Von echtem Denken kann dann gesprochen werden, wenn mit einem (primären) Klopfstein ein (sekundäres) Steinwerkzeug mit der Absicht herstellt wird, mit ihm ein weiteres (tertiäres) Gerät zu verfertigen; beispielsweise einen Stock zuzuspitzen, um einen Speer zu erhalten. (Rensch, B. Handgebrauch und Verständigung bei Affen und Frühmenschen. Besprechung durch K. J. Narr in Germania 51, 1973, 293- 296.)
Diese Befähigung darf beim Homo erectus vermutet werden.

Sprache

Manche Affen und Meeressäuger können sich über bestimmte Dinge miteinander verständigen; einigen Schimpansen hat man bereits beigebracht, einzelne Gegenstände und auch Tätigkeiten mit Gesten, Wörtern und Symbolen zu benennen.
Menschliche Sprache jedoch setzt nicht nur die körperliche Lautbildungsfähigkeit voraus, welche zum Teil wohl bereits beim Homo erectus gegeben sein dürfte.
Sprache bedeutet Klassifizieren von Gegebenheiten, also ein Bilden von allgemeinen Begriffen über das einzelne Objekt hinaus; sie setzt ein strukturelles und ganzheitliches Erkennen voraus, also die Fähigkeit einen aus einzelnen Abläufen bestehenden Vorgang auch als Ganzes aufzufassen.
Das oben beschriebene zielstrebige Vorausdenken bei der Geräteherstellung könnte hierfür als Beleg dienen und eine langsame schrittweise Entwicklung der Sprache beim Homo erectus über viele hunderttausende von Jahren hinweg annehmen lassen.
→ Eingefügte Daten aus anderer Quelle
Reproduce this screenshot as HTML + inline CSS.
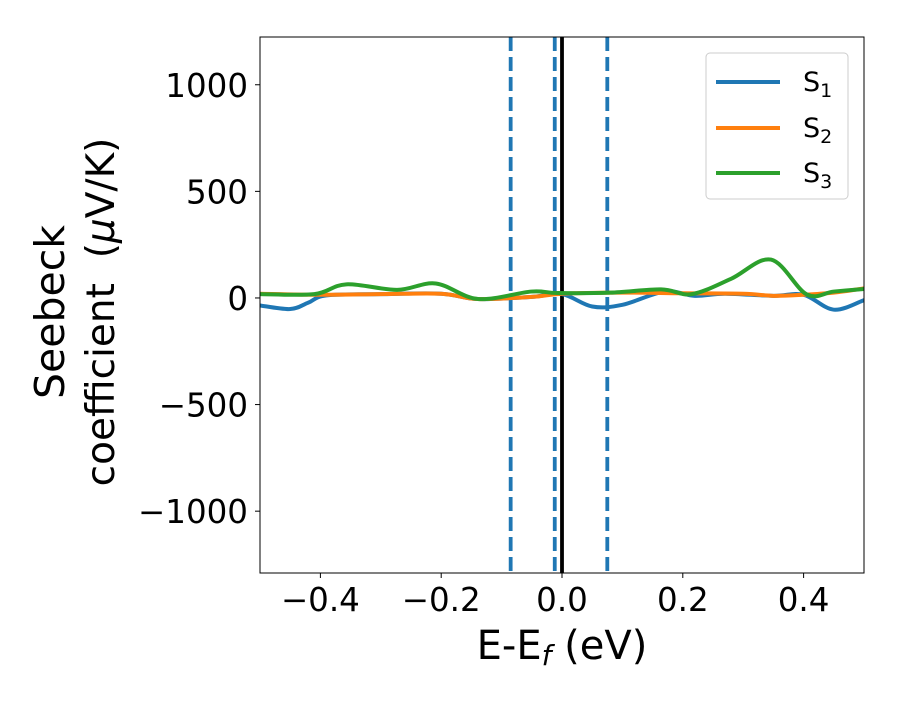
<!DOCTYPE html>
<html><head><meta charset="utf-8"><style>
body{margin:0;background:#fff}
svg{font-family:"DejaVu Sans","Liberation Sans",sans-serif}
</style></head><body>
<svg id="chart" width="900" height="700"></svg>
<script>
const s1x=[-0.5,-0.45,-0.42,-0.39,-0.3,-0.2,-0.14,-0.05,0,0.05,0.1,0.17,0.22,0.27,0.35,0.4,0.45,0.5];
const s1y=[-35,-52,-22,12,18,20,-5,5,18,-40,-32,30,10,20,10,15,-55,-10];
const s2x=[-0.5,-0.4,-0.3,-0.2,-0.14,-0.05,0,0.1,0.2,0.3,0.35,0.4,0.45,0.5];
const s2y=[20,15,18,20,-5,5,20,25,22,20,10,15,25,45];
const s3x=[-0.5,-0.41,-0.357,-0.273,-0.209,-0.139,-0.051,-0.007,0.08,0.164,0.215,0.28,0.346,0.405,0.45,0.5];
const s3y=[18,18,64,38,68,-5,30,23,25,40,18,90,180,17,30,42];
const vlines=[-0.085,-0.012,0.075];
const xticks=[-0.4,-0.2,0.0,0.2,0.4];
const xtickLabels=["\u22120.4","\u22120.2","0.0","0.2","0.4"];
const yticks=[1000,500,0,-500,-1000];
const ytickLabels=["1000","500","0","\u2212500","\u22121000"];
const L=260,R=864,T=37,B=573,xmin=-0.5,xmax=0.5,ymin=-1290,ymax=1224;
const X=v=>L+(v-xmin)/(xmax-xmin)*(R-L);
const Y=v=>B-(v-ymin)/(ymax-ymin)*(B-T);
const svg=document.getElementById('chart');const NS='http://www.w3.org/2000/svg';
function mk(t,a,p){const e=document.createElementNS(NS,t);for(const k in a)e.setAttribute(k,a[k]);(p||svg).appendChild(e);return e;}
function path(xs,ys){const p=xs.map((x,i)=>[X(x),Y(ys[i])]);let d=`M${p[0][0]},${p[0][1]}`;
for(let i=0;i<p.length-1;i++){const p0=p[Math.max(0,i-1)],p1=p[i],p2=p[i+1],p3=p[Math.min(p.length-1,i+2)];
d+=` C${p1[0]+(p2[0]-p0[0])/6},${p1[1]+(p2[1]-p0[1])/6} ${p2[0]-(p3[0]-p1[0])/6},${p2[1]-(p3[1]-p1[1])/6} ${p2[0]},${p2[1]}`;}return d;}
const defs=mk('defs',{});const cp=mk('clipPath',{id:'c'},defs);mk('rect',{x:L,y:T,width:R-L,height:B-T},cp);
const g=mk('g',{'clip-path':'url(#c)'});
vlines.forEach(v=>{const e=mk('line',{x1:X(v),x2:X(v),y1:T,y2:B,stroke:'#1f77b4','stroke-width':3.8,'stroke-dasharray':'14,6'},g);
});
const z=mk('line',{x1:X(0),x2:X(0),y1:T,y2:B,stroke:'#000','stroke-width':3.8},g);

[[s1x,s1y,'#1f77b4','s1'],[s2x,s2y,'#ff7f0e','s2'],[s3x,s3y,'#2ca02c','s3']].forEach(([xs,ys,c,n])=>{
const e=mk('path',{d:path(xs,ys),fill:'none',stroke:c,'stroke-width':4},g);
});
mk('rect',{x:L,y:T,width:R-L,height:B-T,fill:'none',stroke:'#000','stroke-width':1});
xticks.forEach((v,i)=>{mk('line',{x1:X(v),x2:X(v),y1:B,y2:B+5,stroke:'#000'});
const t=mk('text',{x:X(v),y:B+38,'text-anchor':'middle','font-size':32.5});t.textContent=xtickLabels[i];
});
yticks.forEach((v,i)=>{mk('line',{x1:L-5,x2:L,y1:Y(v),y2:Y(v),stroke:'#000'});
const t=mk('text',{x:L-12,y:Y(v)+12,'text-anchor':'end','font-size':32.5});t.textContent=ytickLabels[i];
});
</script>
<svg width="900" height="700" style="position:absolute;left:0;top:0">
<text x="562" y="659" text-anchor="middle" font-size="40">E-E<tspan font-style="italic" font-size="28" dy="6">f</tspan><tspan dy="-6"> (eV)</tspan></text>
<g transform="translate(64,312) rotate(-90)">
<text x="0" y="0" text-anchor="middle" font-size="41">Seebeck</text>
<text x="0" y="50" text-anchor="middle" font-size="39" xml:space="preserve">coefficient  (<tspan font-style="italic">μ</tspan>V/K)</text>
</g>
<g>
<rect x="706" y="53" width="142" height="146" rx="4" fill="#fff" stroke="#ccc"/>
<line x1="716" x2="780" y1="82" y2="82" stroke="#1f77b4" stroke-width="4"/>
<text x="803" y="91" font-size="27">S<tspan font-size="19" dy="6">1</tspan></text>
<line x1="716" x2="780" y1="128" y2="128" stroke="#ff7f0e" stroke-width="4"/>
<text x="803" y="137" font-size="27">S<tspan font-size="19" dy="6">2</tspan></text>
<line x1="716" x2="780" y1="173" y2="173" stroke="#2ca02c" stroke-width="4"/>
<text x="803" y="182" font-size="27">S<tspan font-size="19" dy="6">3</tspan></text>
</g>
</svg>
</body></html>
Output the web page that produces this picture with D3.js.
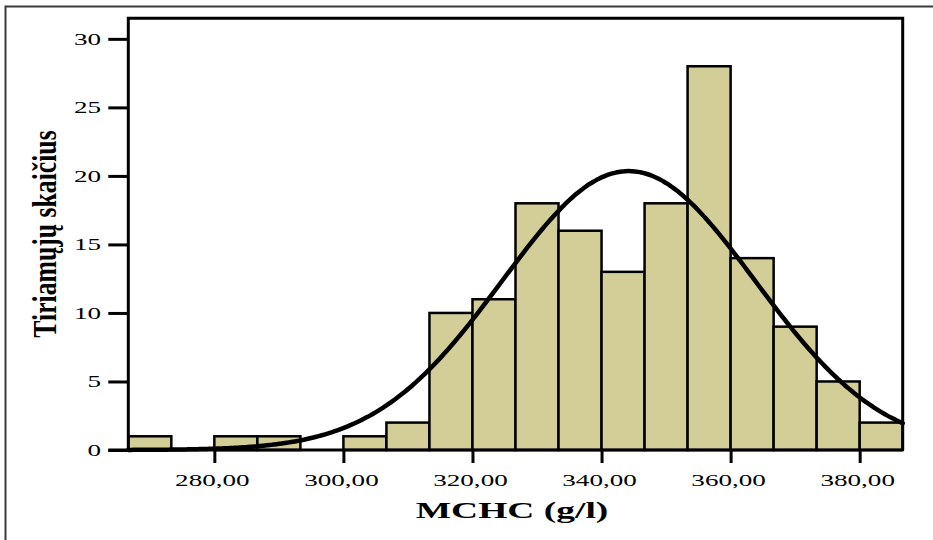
<!DOCTYPE html>
<html>
<head>
<meta charset="utf-8">
<script src="https://cdn.jsdelivr.net/npm/d3@7"></script>
<style>
  html, body { margin: 0; padding: 0; background: #fff; }
  svg { display: block; }
  text { font-family: "Liberation Serif", "Times New Roman", serif; fill: #000; }
</style>
</head>
<body>
<svg id="chart" width="933" height="540"></svg>
<script>
// Histogram of MCHC (g/l): bin edges run from 266.67 to 386.67 in steps of 6.67
const binStart = 266.6667;
const binWidth = 6.6667;
const counts = [1, 0, 1, 1, 0, 1, 2, 10, 11, 18, 16, 13, 18, 28, 14, 9, 5, 2];
const xTicks = [280, 300, 320, 340, 360, 380];
const yTicks = [0, 5, 10, 15, 20, 25, 30];
// Fitted normal curve parameters
const fitMean = 344.2;
const fitSd = 19.6;

const xLabel = "MCHC (g/l)";
const yLabel = "Tiriamųjų skaičius";

const svg = d3.select("#chart");
const W = 933, H = 540;
const plot = { left: 128.3, right: 902.7, top: 18.3, bottom: 450 };
const STRETCH = 1.55;

// Outer frame
svg.append("rect")
  .attr("x", 5.5).attr("y", 6.5)
  .attr("width", W + 10).attr("height", H + 10)
  .attr("fill", "none").attr("stroke", "#3a3a3a").attr("stroke-width", 2);

const x = d3.scaleLinear()
  .domain([binStart, binStart + binWidth * counts.length])
  .range([plot.left, plot.right]);
const y = d3.scaleLinear().domain([0, 31.5]).range([plot.bottom, plot.top]);

const bins = counts.map((c, i) => ({
  x0: binStart + i * binWidth,
  x1: binStart + (i + 1) * binWidth,
  n: c
})).filter(d => d.n > 0);

// Bars
svg.append("g").selectAll("rect").data(bins).join("rect")
  .attr("x", d => x(d.x0))
  .attr("y", d => y(d.n))
  .attr("width", d => x(d.x1) - x(d.x0))
  .attr("height", d => y(0) - y(d.n))
  .attr("fill", "#d3ce98")
  .attr("stroke", "#000")
  .attr("stroke-width", 2.5);

// Normal curve scaled to counts per bin
const total = d3.sum(counts);
const dens = v => total * binWidth / (fitSd * Math.sqrt(2 * Math.PI)) *
  Math.exp(-0.5 * Math.pow((v - fitMean) / fitSd, 2));
const xs = d3.range(0, 241).map(i => x.domain()[0] + (x.domain()[1] - x.domain()[0]) * i / 240);
svg.append("path")
  .datum(xs)
  .attr("d", d3.line().x(v => x(v)).y(v => y(dens(v))).curve(d3.curveBasis))
  .attr("fill", "none")
  .attr("stroke", "#000")
  .attr("stroke-width", 4.5)
  .attr("stroke-linecap", "round");

// Plot frame: left, top, right sides; bottom drawn by the x axis
svg.append("path")
  .attr("d", `M${plot.left},${plot.bottom} V${plot.top} H${plot.right} V${plot.bottom}`)
  .attr("fill", "none").attr("stroke", "#000").attr("stroke-width", 3);

// X axis
const xAxis = d3.axisBottom(x).tickValues(xTicks).tickSize(13).tickFormat(() => "");
const gx = svg.append("g").attr("transform", `translate(0,${plot.bottom})`).call(xAxis);
gx.select(".domain").attr("stroke", "#000").attr("stroke-width", 3)
  .attr("d", `M${plot.left - 20},0H${plot.right}`);
gx.selectAll(".tick line").attr("stroke", "#000").attr("stroke-width", 3);

svg.append("g").selectAll("text").data(xTicks).join("text")
  .attr("transform", d => `translate(${x(d) - 2},486) scale(${STRETCH},1)`)
  .attr("text-anchor", "middle")
  .attr("font-size", 17.5)
  .text(d => d3.format(".2f")(d).replace(".", ","));

// Y axis
const yAxis = d3.axisLeft(y).tickValues(yTicks).tickSize(20).tickFormat(() => "");
const gy = svg.append("g").attr("transform", `translate(${plot.left},0)`).call(yAxis);
gy.select(".domain").remove();
gy.selectAll(".tick line").attr("stroke", "#000").attr("stroke-width", 3);

svg.append("g").selectAll("text").data(yTicks).join("text")
  .attr("transform", d => `translate(101,${y(d) + 6}) scale(${STRETCH},1)`)
  .attr("text-anchor", "end")
  .attr("font-size", 17.5)
  .text(d => d);

// Axis titles
svg.append("text")
  .attr("transform", `translate(512,518) scale(1.63,1)`)
  .attr("text-anchor", "middle")
  .attr("font-size", 23)
  .attr("font-weight", "bold")
  .text(xLabel);

svg.append("text")
  .attr("transform", `translate(56,234) scale(1.3,1) rotate(-90)`)
  .attr("text-anchor", "middle")
  .attr("font-size", 25.7)
  .attr("font-weight", "bold")
  .text(yLabel);
</script>
</body>
</html>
Errungenschaften des Menschen

Als entscheidend muß festgehalten werden, daß primär die geistige Fähigkeit vorhanden sein muß; sekundär sind die Anwendungen, wie Werkzeugherstellung und Feuergebrauch im Altpaläolithikum, Höhlenaneignung im Mittelpaläolithikum, Kunst im Jungpaläolithikum und Umformung der Natur im Neolithikum. (Müller-Karpe, 1974, S. 55, 70, 79, 96, 140, 162.)
Alle diese Errungenschaften sind nur möglich, wenn die Menschen auch innerlich befähigt sind, sie anzunehmen.
Selbstverständlich entstehen Neuerungen wohl immer aus den Taten genialer Einzelner, welche von den anderen nachvollzogen werden. (Das »Ei des Kolumbus«.)